October 07, 2019
KCM Update: Taking KCM Issues to the TSA Administrator
Last week, I had a conversation with U.S. Transportation Security Administration (TSA) Administrator David Pekoske and expressed my serious concern as well as the frustrations many of you are experiencing in accessing the Known Crewmember (KCM) program. At my request, Administrator Pekoske pledged to review the issues I raised and he committed to report on his findings to the ALPA Executive Board at its meeting later this month.
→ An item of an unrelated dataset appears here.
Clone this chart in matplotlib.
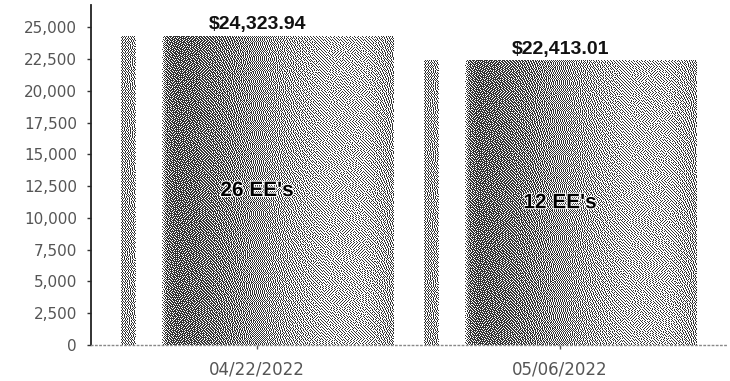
import matplotlib.pyplot as plt
import matplotlib.patheffects as pe
import numpy as np

# === DATA ===
DATUMS = ["04/22/2022", "05/06/2022"]
BEDRAGEN = [24323.94, 22413.01]
AANTAL_EE = [26, 12]
Y_TICKS = [0, 2500, 5000, 7500, 10000, 12500, 15000, 17500, 20000, 22500, 25000]

# cilinder-schaduw over de balkbreedte (positie 0..1, grijswaarde)
SCHADUW_POS = [0.0, 0.05, 0.056, 0.145, 0.165, 0.2, 0.3, 0.5, 0.75, 0.9, 1.0]
SCHADUW_GRIJS = [0.64, 0.64, 1.0, 1.0, 0.5, 0.42, 0.46, 0.6, 0.74, 0.74, 0.64]
BALK_BREEDTE = 0.9
ZWART, WIT = 0.2, 1.0


def dither_balk(w_px, h_px):
    """Floyd-Steinberg foutdiffusie van het schaduwprofiel naar zwart/wit."""
    profiel = np.interp(np.linspace(0, 1, w_px), SCHADUW_POS, SCHADUW_GRIJS)
    g = [list(profiel) for _ in range(h_px)]
    out = np.zeros((h_px, w_px))
    for y in range(h_px):
        rij = g[y]
        volgende = g[y + 1] if y + 1 < h_px else None
        for x in range(w_px):
            oud = rij[x]
            nieuw = WIT if oud > (ZWART + WIT) / 2 else ZWART
            out[y, x] = nieuw
            fout = oud - nieuw
            if x + 1 < w_px:
                rij[x + 1] += fout * 7 / 16
            if volgende is not None:
                if x > 0:
                    volgende[x - 1] += fout * 3 / 16
                volgende[x] += fout * 5 / 16
                if x + 1 < w_px:
                    volgende[x + 1] += fout * 1 / 16
    return out


def main():
    fig = plt.figure(figsize=(7.3, 3.81), dpi=100)
    ax = fig.add_axes([91 / 730, 36 / 381, 637 / 730, 340 / 381])
    ax.set_xlim(-0.548, 1.554)
    ax.set_ylim(0, 26770)

    x = np.arange(len(DATUMS))
    bars = ax.bar(x, BEDRAGEN, width=BALK_BREEDTE, color="none", edgecolor="none")

    for b in bars:
        x0, h = b.get_x(), b.get_height()
        x1 = x0 + b.get_width()
        (px0, py0), (px1, py1) = ax.transData.transform([(x0, 0), (x1, h)])
        w_px, h_px = int(round(px1 - px0)), int(round(py1 - py0))
        im = ax.imshow(
            dither_balk(w_px, h_px),
            cmap="gray",
            vmin=0,
            vmax=1,
            aspect="auto",
            interpolation="nearest",
            extent=(x0, x1, 0, h),
            zorder=2,
        )
        im.set_clip_path(b)

    halo = [pe.withStroke(linewidth=1.5, foreground="white")]
    for i, (v, n) in enumerate(zip(BEDRAGEN, AANTAL_EE)):
        ax.annotate(
            f"${v:,.2f}",
            (i, v),
            xytext=(0, 2),
            textcoords="offset points",
            ha="center",
            va="bottom",
            fontsize=14,
            fontweight="bold",
            family="Liberation Sans",
            color="#111111",
            zorder=3,
        )
        ax.text(
            i, v / 2, f"{n} EE's", ha="center", va="center", fontsize=15,
            fontweight="bold", family="Liberation Sans", color="#000000", zorder=3,
            path_effects=halo,
        )

    ax.set_xticks(x)
    ax.set_xticklabels(DATUMS)
    ax.set_yticks(Y_TICKS)
    ax.set_yticklabels([f"{t:,}" for t in Y_TICKS])

    for s in ["top", "right"]:
        ax.spines[s].set_visible(False)
    ax.spines["left"].set_color("#222222")
    ax.spines["left"].set_linestyle((0, (1, 1)))
    ax.spines["left"].set_linewidth(1.3)
    ax.spines["bottom"].set_color("#888888")
    ax.spines["bottom"].set_linestyle((0, (1, 2)))
    ax.spines["bottom"].set_linewidth(1.0)

    ax.tick_params(axis="y", length=3, width=1, color="#333333", pad=7, labelsize=11, labelcolor="#555555")
    ax.tick_params(axis="x", length=3, width=1, color="#555555", pad=8, labelsize=12, labelcolor="#555555")

    fig.savefig("out.png", dpi=100)
    plt.close(fig)


if __name__ == "__main__":
    main()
During the conversation, I drew on Administrator Pekoske’s extensive background in counterterrorism, security, and intelligence to underscore the enormous value that the KCM program brings to risk-based aviation security. I’m pleased that ALPA was able to achieve a significant win a few weeks ago when the TSA scrapped its intended implementation of a KCM uniform requirement policy and replaced it with other, more reasonable measures. However, I’m certainly aware that current shortcomings, including those involving the electronic randomizer function, are compromising our ability to realize the KCM program’s full potential as an enhancement to the security and efficiency of air transportation.
As always, data helps us better understand the issues and make our case to government and industry organizations. If you’ve experienced a KCM checkpoint problem, I urge you to contact your MEC security chair or coordinator and ALPA’s Engineering and Air Safety Department (EAS@alpa.org, 800-424-2470). Thank you to those eligible pilots who have already submitted reports; we’re reviewing them carefully, and they are contributing to our efforts. Our Aviation Security Chair, Capt. Wolfgang Koch (DAL), has asked MEC security chairs and coordinators to inform your respective companies of the KCM issues you are seeing and urge them, as KCM-authorized participants, to help us fix these problems.
Let me be clear: ALPA leadership takes the issues with the KCM program extremely seriously. Together with Capt. Bob Fox, ALPA’s first vice president; Capt. Koch; the Air Safety Organization leaders; and our Engineering and Air Safety Department staff, we will build on my conversation with Administrator Pekoske and redouble our efforts to communicate our pilots’ views at all levels of the TSA.
In the context of the administrator’s stated commitment to raising the security baseline for aviation transportation through close partnerships and alliances, I also reminded him during our conversation of the security gains that have resulted from the TSA’s partnership with ALPA.
Like Administrator Pekoske, I also believe in the strength of alliances—and there’s no greater example of an alliance than this mighty union. ALPA pilots speak with one voice on aviation security and all issues that affect our profession. Together, I’m confident we will improve the KCM program by making certain it’s secure, accessible and efficient for our pilots flying the line.